Aim — Reproduce the listing below word for word, with no pictures.

-- BEGIN Recorded information --

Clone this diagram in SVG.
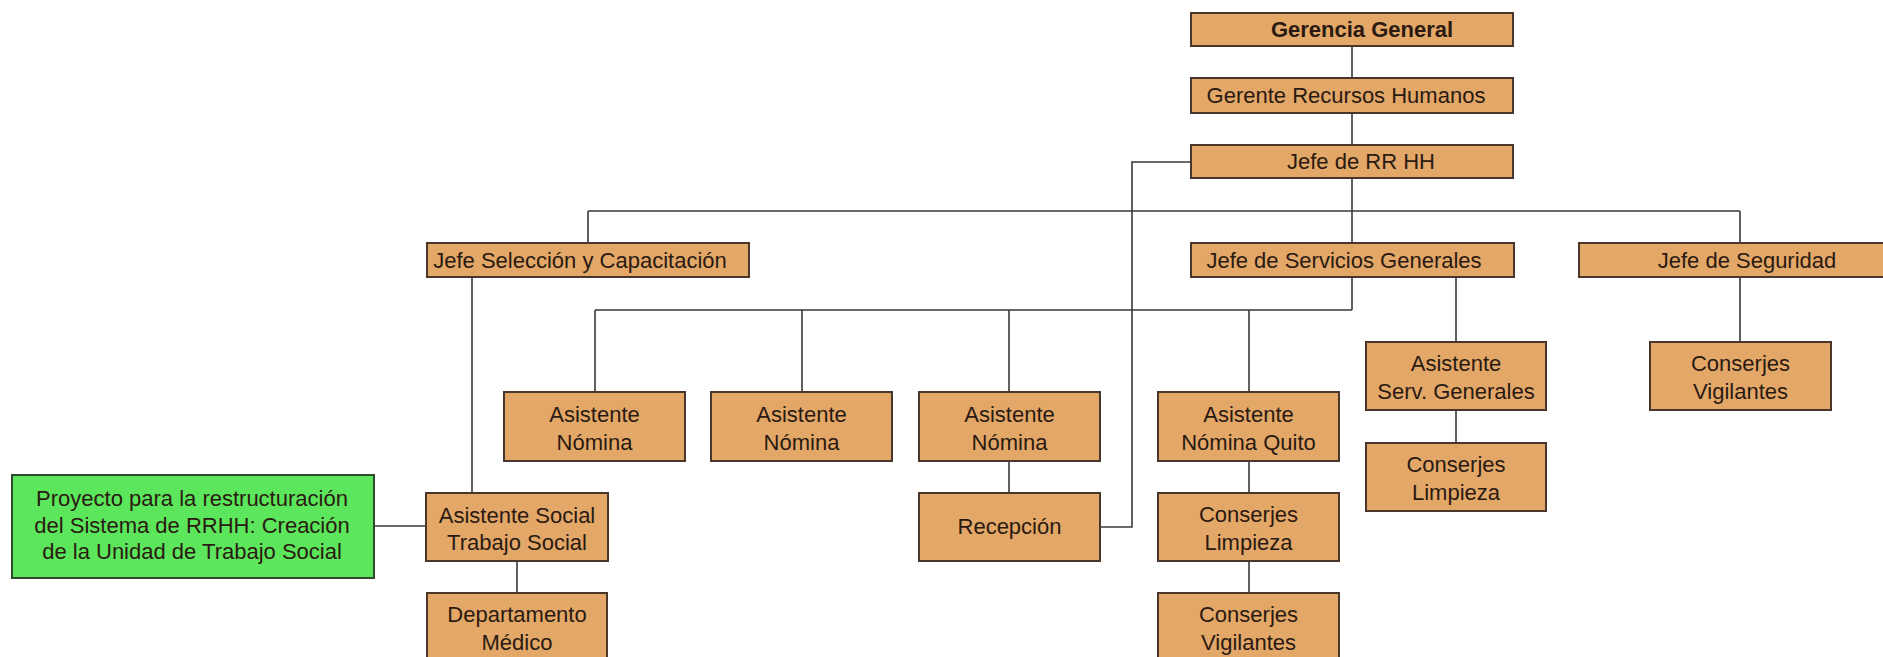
<svg xmlns="http://www.w3.org/2000/svg" width="1883" height="657" viewBox="0 0 1883 657">
<style>
.box{fill:#e3a768;stroke:#4a372b;stroke-width:2}
.green{fill:#5be65b;stroke:#2f4a2f;stroke-width:2}
.t{font-family:"Liberation Sans",Arial,sans-serif;font-size:22px;fill:#2a1a12}
.m{text-anchor:middle}
.b{font-weight:bold}
.c{fill:none;stroke:#3a3a3a;stroke-width:1.6}
</style>
<rect width="1883" height="657" fill="#ffffff"/>
<g id="connectors">
<path class="c" d="M1352,46V78M1352,113V145M1352,178V243M588,211H1740M588,211V243M1740,211V243"/>
<path class="c" d="M1352,277V310M595,310H1352M595,310V392M802,310V392M1009,310V392M1249,310V392"/>
<path class="c" d="M1456,277V342M1456,410V443M1740,277V342"/>
<path class="c" d="M472,277V493M374,526H426M517,561V593"/>
<path class="c" d="M1009,461V493M1100,527H1132V162H1191"/>
<path class="c" d="M1249,461V493M1249,561V593"/>
</g>
<g id="gerencia-general"><rect class="box" x="1191" y="13" width="322" height="33"/><text class="t m b" x="1362" y="37">Gerencia General</text></g>
<g id="gerente-rrhh"><rect class="box" x="1191" y="78" width="322" height="35"/><text class="t m" x="1346" y="103">Gerente Recursos Humanos</text></g>
<g id="jefe-rrhh"><rect class="box" x="1191" y="145" width="322" height="33"/><text class="t m" x="1361" y="169">Jefe de RR HH</text></g>
<g id="jefe-seleccion"><rect class="box" x="427" y="243" width="322" height="34"/><text class="t m" x="580" y="268">Jefe Selección y Capacitación</text></g>
<g id="jefe-servicios"><rect class="box" x="1191" y="243" width="323" height="34"/><text class="t m" x="1344" y="268">Jefe de Servicios Generales</text></g>
<g id="jefe-seguridad"><rect class="box" x="1579" y="243" width="310" height="34"/><text class="t m" x="1747" y="268">Jefe de Seguridad</text></g>
<g id="asistente-nomina-1"><rect class="box" x="504" y="392" width="181" height="69"/><text class="t m" x="594.5" y="422">Asistente</text><text class="t m" x="594.5" y="450">Nómina</text></g>
<g id="asistente-nomina-2"><rect class="box" x="711" y="392" width="181" height="69"/><text class="t m" x="801.5" y="422">Asistente</text><text class="t m" x="801.5" y="450">Nómina</text></g>
<g id="asistente-nomina-3"><rect class="box" x="919" y="392" width="181" height="69"/><text class="t m" x="1009.5" y="422">Asistente</text><text class="t m" x="1009.5" y="450">Nómina</text></g>
<g id="asistente-nomina-quito"><rect class="box" x="1158" y="392" width="181" height="69"/><text class="t m" x="1248.5" y="422">Asistente</text><text class="t m" x="1248.5" y="450">Nómina Quito</text></g>
<g id="asistente-serv-generales"><rect class="box" x="1366" y="342" width="180" height="68"/><text class="t m" x="1456" y="371">Asistente</text><text class="t m" x="1456" y="399">Serv. Generales</text></g>
<g id="conserjes-limpieza-serv"><rect class="box" x="1366" y="443" width="180" height="68"/><text class="t m" x="1456" y="472">Conserjes</text><text class="t m" x="1456" y="500">Limpieza</text></g>
<g id="conserjes-vigilantes-seg"><rect class="box" x="1650" y="342" width="181" height="68"/><text class="t m" x="1740.5" y="371">Conserjes</text><text class="t m" x="1740.5" y="399">Vigilantes</text></g>
<g id="recepcion"><rect class="box" x="919" y="493" width="181" height="68"/><text class="t m" x="1009.5" y="534">Recepción</text></g>
<g id="conserjes-limpieza-quito"><rect class="box" x="1158" y="493" width="181" height="68"/><text class="t m" x="1248.5" y="522">Conserjes</text><text class="t m" x="1248.5" y="550">Limpieza</text></g>
<g id="conserjes-vigilantes-quito"><rect class="box" x="1158" y="593" width="181" height="70"/><text class="t m" x="1248.5" y="622">Conserjes</text><text class="t m" x="1248.5" y="650">Vigilantes</text></g>
<g id="asistente-social"><rect class="box" x="426" y="493" width="182" height="68"/><text class="t m" x="517" y="523">Asistente Social</text><text class="t m" x="517" y="550">Trabajo Social</text></g>
<g id="departamento-medico"><rect class="box" x="427" y="593" width="180" height="70"/><text class="t m" x="517" y="622">Departamento</text><text class="t m" x="517" y="650">Médico</text></g>
<g id="proyecto"><rect class="green" x="12" y="475" width="362" height="103"/><text class="t m" x="192" y="506">Proyecto para la restructuración</text><text class="t m" x="192" y="533">del Sistema de RRHH: Creación</text><text class="t m" x="192" y="559">de la Unidad de Trabajo Social</text></g>
</svg>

-- END Recorded information --

Task response —
Clone this diagram in SVG.
<svg xmlns="http://www.w3.org/2000/svg" width="1883" height="657" viewBox="0 0 1883 657">
<style>
.box{fill:#e3a768;stroke:#4a372b;stroke-width:2}
.green{fill:#5be65b;stroke:#2f4a2f;stroke-width:2}
.t{font-family:"Liberation Sans",Arial,sans-serif;font-size:22px;fill:#2a1a12}
.m{text-anchor:middle}
.b{font-weight:bold}
.c{fill:none;stroke:#3a3a3a;stroke-width:1.6}
</style>
<rect width="1883" height="657" fill="#ffffff"/>
<g id="connectors">
<path class="c" d="M1352,46V78M1352,113V145M1352,178V243M588,211H1740M588,211V243M1740,211V243"/>
<path class="c" d="M1352,277V310M595,310H1352M595,310V392M802,310V392M1009,310V392M1249,310V392"/>
<path class="c" d="M1456,277V342M1456,410V443M1740,277V342"/>
<path class="c" d="M472,277V493M374,526H426M517,561V593"/>
<path class="c" d="M1009,461V493M1100,527H1132V162H1191"/>
<path class="c" d="M1249,461V493M1249,561V593"/>
</g>
<g id="gerencia-general"><rect class="box" x="1191" y="13" width="322" height="33"/><text class="t m b" x="1362" y="37">Gerencia General</text></g>
<g id="gerente-rrhh"><rect class="box" x="1191" y="78" width="322" height="35"/><text class="t m" x="1346" y="103">Gerente Recursos Humanos</text></g>
<g id="jefe-rrhh"><rect class="box" x="1191" y="145" width="322" height="33"/><text class="t m" x="1361" y="169">Jefe de RR HH</text></g>
<g id="jefe-seleccion"><rect class="box" x="427" y="243" width="322" height="34"/><text class="t m" x="580" y="268">Jefe Selección y Capacitación</text></g>
<g id="jefe-servicios"><rect class="box" x="1191" y="243" width="323" height="34"/><text class="t m" x="1344" y="268">Jefe de Servicios Generales</text></g>
<g id="jefe-seguridad"><rect class="box" x="1579" y="243" width="310" height="34"/><text class="t m" x="1747" y="268">Jefe de Seguridad</text></g>
<g id="asistente-nomina-1"><rect class="box" x="504" y="392" width="181" height="69"/><text class="t m" x="594.5" y="422">Asistente</text><text class="t m" x="594.5" y="450">Nómina</text></g>
<g id="asistente-nomina-2"><rect class="box" x="711" y="392" width="181" height="69"/><text class="t m" x="801.5" y="422">Asistente</text><text class="t m" x="801.5" y="450">Nómina</text></g>
<g id="asistente-nomina-3"><rect class="box" x="919" y="392" width="181" height="69"/><text class="t m" x="1009.5" y="422">Asistente</text><text class="t m" x="1009.5" y="450">Nómina</text></g>
<g id="asistente-nomina-quito"><rect class="box" x="1158" y="392" width="181" height="69"/><text class="t m" x="1248.5" y="422">Asistente</text><text class="t m" x="1248.5" y="450">Nómina Quito</text></g>
<g id="asistente-serv-generales"><rect class="box" x="1366" y="342" width="180" height="68"/><text class="t m" x="1456" y="371">Asistente</text><text class="t m" x="1456" y="399">Serv. Generales</text></g>
<g id="conserjes-limpieza-serv"><rect class="box" x="1366" y="443" width="180" height="68"/><text class="t m" x="1456" y="472">Conserjes</text><text class="t m" x="1456" y="500">Limpieza</text></g>
<g id="conserjes-vigilantes-seg"><rect class="box" x="1650" y="342" width="181" height="68"/><text class="t m" x="1740.5" y="371">Conserjes</text><text class="t m" x="1740.5" y="399">Vigilantes</text></g>
<g id="recepcion"><rect class="box" x="919" y="493" width="181" height="68"/><text class="t m" x="1009.5" y="534">Recepción</text></g>
<g id="conserjes-limpieza-quito"><rect class="box" x="1158" y="493" width="181" height="68"/><text class="t m" x="1248.5" y="522">Conserjes</text><text class="t m" x="1248.5" y="550">Limpieza</text></g>
<g id="conserjes-vigilantes-quito"><rect class="box" x="1158" y="593" width="181" height="70"/><text class="t m" x="1248.5" y="622">Conserjes</text><text class="t m" x="1248.5" y="650">Vigilantes</text></g>
<g id="asistente-social"><rect class="box" x="426" y="493" width="182" height="68"/><text class="t m" x="517" y="523">Asistente Social</text><text class="t m" x="517" y="550">Trabajo Social</text></g>
<g id="departamento-medico"><rect class="box" x="427" y="593" width="180" height="70"/><text class="t m" x="517" y="622">Departamento</text><text class="t m" x="517" y="650">Médico</text></g>
<g id="proyecto"><rect class="green" x="12" y="475" width="362" height="103"/><text class="t m" x="192" y="506">Proyecto para la restructuración</text><text class="t m" x="192" y="533">del Sistema de RRHH: Creación</text><text class="t m" x="192" y="559">de la Unidad de Trabajo Social</text></g>
</svg>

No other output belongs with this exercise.